AIM OF THE EXERCISE: Return the material word for word. Do not include the pictures.

STORED DATA:
################

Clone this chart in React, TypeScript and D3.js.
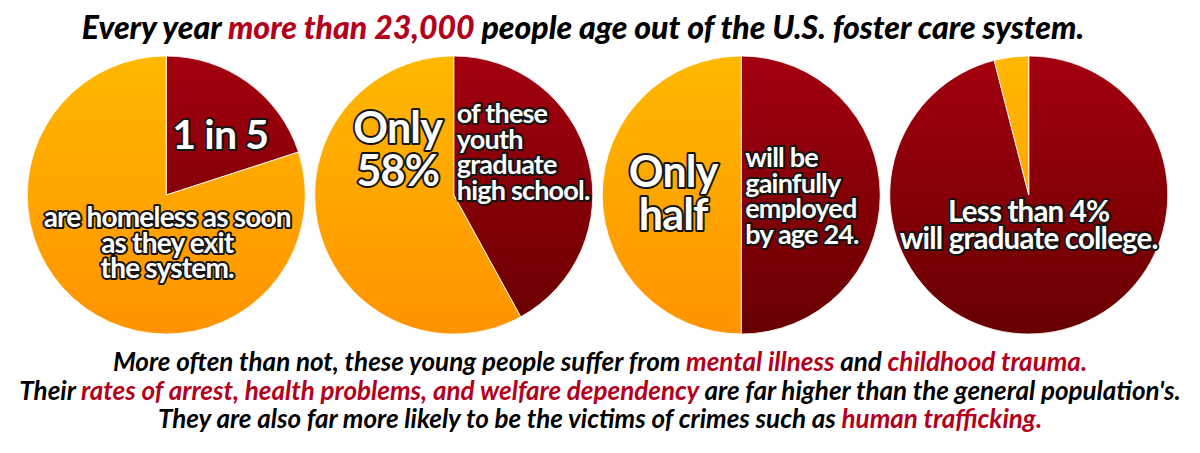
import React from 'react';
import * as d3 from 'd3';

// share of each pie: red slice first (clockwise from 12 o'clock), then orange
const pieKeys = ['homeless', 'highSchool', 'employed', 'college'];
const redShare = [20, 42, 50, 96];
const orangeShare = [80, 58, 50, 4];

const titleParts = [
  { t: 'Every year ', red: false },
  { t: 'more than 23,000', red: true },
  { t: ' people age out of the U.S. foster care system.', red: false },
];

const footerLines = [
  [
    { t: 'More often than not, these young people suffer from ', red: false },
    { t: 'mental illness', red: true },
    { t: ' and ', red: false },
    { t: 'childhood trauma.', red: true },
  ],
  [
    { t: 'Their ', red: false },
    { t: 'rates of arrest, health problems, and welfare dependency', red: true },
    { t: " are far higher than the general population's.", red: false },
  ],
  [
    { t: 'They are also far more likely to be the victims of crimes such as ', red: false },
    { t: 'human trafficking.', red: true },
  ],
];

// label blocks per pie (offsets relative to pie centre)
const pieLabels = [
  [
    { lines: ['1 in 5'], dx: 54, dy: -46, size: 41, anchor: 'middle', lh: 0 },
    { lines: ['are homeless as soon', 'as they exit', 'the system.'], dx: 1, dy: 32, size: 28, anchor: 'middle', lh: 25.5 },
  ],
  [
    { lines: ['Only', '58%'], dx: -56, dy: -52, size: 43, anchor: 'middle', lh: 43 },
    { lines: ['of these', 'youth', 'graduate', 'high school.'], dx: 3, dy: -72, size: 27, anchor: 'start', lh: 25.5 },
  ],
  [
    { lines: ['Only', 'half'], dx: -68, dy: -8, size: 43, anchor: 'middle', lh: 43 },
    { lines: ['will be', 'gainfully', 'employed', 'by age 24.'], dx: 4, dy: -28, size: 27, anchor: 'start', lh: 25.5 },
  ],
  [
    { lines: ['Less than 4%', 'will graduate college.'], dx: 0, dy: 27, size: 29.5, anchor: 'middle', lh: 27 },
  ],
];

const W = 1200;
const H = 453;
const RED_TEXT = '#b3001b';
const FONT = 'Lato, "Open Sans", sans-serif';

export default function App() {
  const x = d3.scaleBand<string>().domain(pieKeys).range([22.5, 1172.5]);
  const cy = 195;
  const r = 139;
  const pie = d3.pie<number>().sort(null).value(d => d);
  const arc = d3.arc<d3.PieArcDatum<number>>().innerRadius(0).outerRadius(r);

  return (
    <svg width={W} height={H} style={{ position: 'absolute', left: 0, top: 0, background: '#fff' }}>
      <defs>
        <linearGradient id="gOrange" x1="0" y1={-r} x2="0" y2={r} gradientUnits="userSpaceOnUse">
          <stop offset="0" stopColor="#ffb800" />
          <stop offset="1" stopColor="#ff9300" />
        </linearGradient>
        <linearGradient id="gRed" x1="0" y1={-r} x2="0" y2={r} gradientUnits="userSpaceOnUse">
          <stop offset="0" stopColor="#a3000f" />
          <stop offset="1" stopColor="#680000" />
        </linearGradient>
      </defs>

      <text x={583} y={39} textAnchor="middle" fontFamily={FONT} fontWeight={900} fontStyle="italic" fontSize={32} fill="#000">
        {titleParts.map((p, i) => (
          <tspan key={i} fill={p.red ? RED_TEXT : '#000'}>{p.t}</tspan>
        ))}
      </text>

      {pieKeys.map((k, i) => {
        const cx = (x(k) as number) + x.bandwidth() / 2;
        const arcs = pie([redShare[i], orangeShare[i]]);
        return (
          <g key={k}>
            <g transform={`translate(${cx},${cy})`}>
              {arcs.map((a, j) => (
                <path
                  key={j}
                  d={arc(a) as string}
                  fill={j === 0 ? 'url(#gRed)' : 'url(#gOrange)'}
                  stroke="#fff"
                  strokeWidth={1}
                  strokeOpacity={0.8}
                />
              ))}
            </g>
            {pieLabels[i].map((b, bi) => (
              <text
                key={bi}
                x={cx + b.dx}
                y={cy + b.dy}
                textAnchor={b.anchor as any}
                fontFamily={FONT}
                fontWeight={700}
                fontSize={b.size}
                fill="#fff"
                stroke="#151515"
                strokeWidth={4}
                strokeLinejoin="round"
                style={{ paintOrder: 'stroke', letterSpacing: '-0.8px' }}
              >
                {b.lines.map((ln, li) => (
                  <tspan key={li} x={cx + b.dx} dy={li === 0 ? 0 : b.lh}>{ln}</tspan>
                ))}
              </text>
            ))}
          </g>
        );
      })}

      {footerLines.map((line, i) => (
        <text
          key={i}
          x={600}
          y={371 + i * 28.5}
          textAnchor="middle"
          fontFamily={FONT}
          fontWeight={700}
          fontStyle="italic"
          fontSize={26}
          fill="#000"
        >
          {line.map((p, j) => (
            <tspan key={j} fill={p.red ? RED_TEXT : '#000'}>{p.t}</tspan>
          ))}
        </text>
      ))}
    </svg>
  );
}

################

THE OUTPUT:
Clone this chart in React, TypeScript and D3.js.
import React from 'react';
import * as d3 from 'd3';

// share of each pie: red slice first (clockwise from 12 o'clock), then orange
const pieKeys = ['homeless', 'highSchool', 'employed', 'college'];
const redShare = [20, 42, 50, 96];
const orangeShare = [80, 58, 50, 4];

const titleParts = [
  { t: 'Every year ', red: false },
  { t: 'more than 23,000', red: true },
  { t: ' people age out of the U.S. foster care system.', red: false },
];

const footerLines = [
  [
    { t: 'More often than not, these young people suffer from ', red: false },
    { t: 'mental illness', red: true },
    { t: ' and ', red: false },
    { t: 'childhood trauma.', red: true },
  ],
  [
    { t: 'Their ', red: false },
    { t: 'rates of arrest, health problems, and welfare dependency', red: true },
    { t: " are far higher than the general population's.", red: false },
  ],
  [
    { t: 'They are also far more likely to be the victims of crimes such as ', red: false },
    { t: 'human trafficking.', red: true },
  ],
];

// label blocks per pie (offsets relative to pie centre)
const pieLabels = [
  [
    { lines: ['1 in 5'], dx: 54, dy: -46, size: 41, anchor: 'middle', lh: 0 },
    { lines: ['are homeless as soon', 'as they exit', 'the system.'], dx: 1, dy: 32, size: 28, anchor: 'middle', lh: 25.5 },
  ],
  [
    { lines: ['Only', '58%'], dx: -56, dy: -52, size: 43, anchor: 'middle', lh: 43 },
    { lines: ['of these', 'youth', 'graduate', 'high school.'], dx: 3, dy: -72, size: 27, anchor: 'start', lh: 25.5 },
  ],
  [
    { lines: ['Only', 'half'], dx: -68, dy: -8, size: 43, anchor: 'middle', lh: 43 },
    { lines: ['will be', 'gainfully', 'employed', 'by age 24.'], dx: 4, dy: -28, size: 27, anchor: 'start', lh: 25.5 },
  ],
  [
    { lines: ['Less than 4%', 'will graduate college.'], dx: 0, dy: 27, size: 29.5, anchor: 'middle', lh: 27 },
  ],
];

const W = 1200;
const H = 453;
const RED_TEXT = '#b3001b';
const FONT = 'Lato, "Open Sans", sans-serif';

export default function App() {
  const x = d3.scaleBand<string>().domain(pieKeys).range([22.5, 1172.5]);
  const cy = 195;
  const r = 139;
  const pie = d3.pie<number>().sort(null).value(d => d);
  const arc = d3.arc<d3.PieArcDatum<number>>().innerRadius(0).outerRadius(r);

  return (
    <svg width={W} height={H} style={{ position: 'absolute', left: 0, top: 0, background: '#fff' }}>
      <defs>
        <linearGradient id="gOrange" x1="0" y1={-r} x2="0" y2={r} gradientUnits="userSpaceOnUse">
          <stop offset="0" stopColor="#ffb800" />
          <stop offset="1" stopColor="#ff9300" />
        </linearGradient>
        <linearGradient id="gRed" x1="0" y1={-r} x2="0" y2={r} gradientUnits="userSpaceOnUse">
          <stop offset="0" stopColor="#a3000f" />
          <stop offset="1" stopColor="#680000" />
        </linearGradient>
      </defs>

      <text x={583} y={39} textAnchor="middle" fontFamily={FONT} fontWeight={900} fontStyle="italic" fontSize={32} fill="#000">
        {titleParts.map((p, i) => (
          <tspan key={i} fill={p.red ? RED_TEXT : '#000'}>{p.t}</tspan>
        ))}
      </text>

      {pieKeys.map((k, i) => {
        const cx = (x(k) as number) + x.bandwidth() / 2;
        const arcs = pie([redShare[i], orangeShare[i]]);
        return (
          <g key={k}>
            <g transform={`translate(${cx},${cy})`}>
              {arcs.map((a, j) => (
                <path
                  key={j}
                  d={arc(a) as string}
                  fill={j === 0 ? 'url(#gRed)' : 'url(#gOrange)'}
                  stroke="#fff"
                  strokeWidth={1}
                  strokeOpacity={0.8}
                />
              ))}
            </g>
            {pieLabels[i].map((b, bi) => (
              <text
                key={bi}
                x={cx + b.dx}
                y={cy + b.dy}
                textAnchor={b.anchor as any}
                fontFamily={FONT}
                fontWeight={700}
                fontSize={b.size}
                fill="#fff"
                stroke="#151515"
                strokeWidth={4}
                strokeLinejoin="round"
                style={{ paintOrder: 'stroke', letterSpacing: '-0.8px' }}
              >
                {b.lines.map((ln, li) => (
                  <tspan key={li} x={cx + b.dx} dy={li === 0 ? 0 : b.lh}>{ln}</tspan>
                ))}
              </text>
            ))}
          </g>
        );
      })}

      {footerLines.map((line, i) => (
        <text
          key={i}
          x={600}
          y={371 + i * 28.5}
          textAnchor="middle"
          fontFamily={FONT}
          fontWeight={700}
          fontStyle="italic"
          fontSize={26}
          fill="#000"
        >
          {line.map((p, j) => (
            <tspan key={j} fill={p.red ? RED_TEXT : '#000'}>{p.t}</tspan>
          ))}
        </text>
      ))}
    </svg>
  );
}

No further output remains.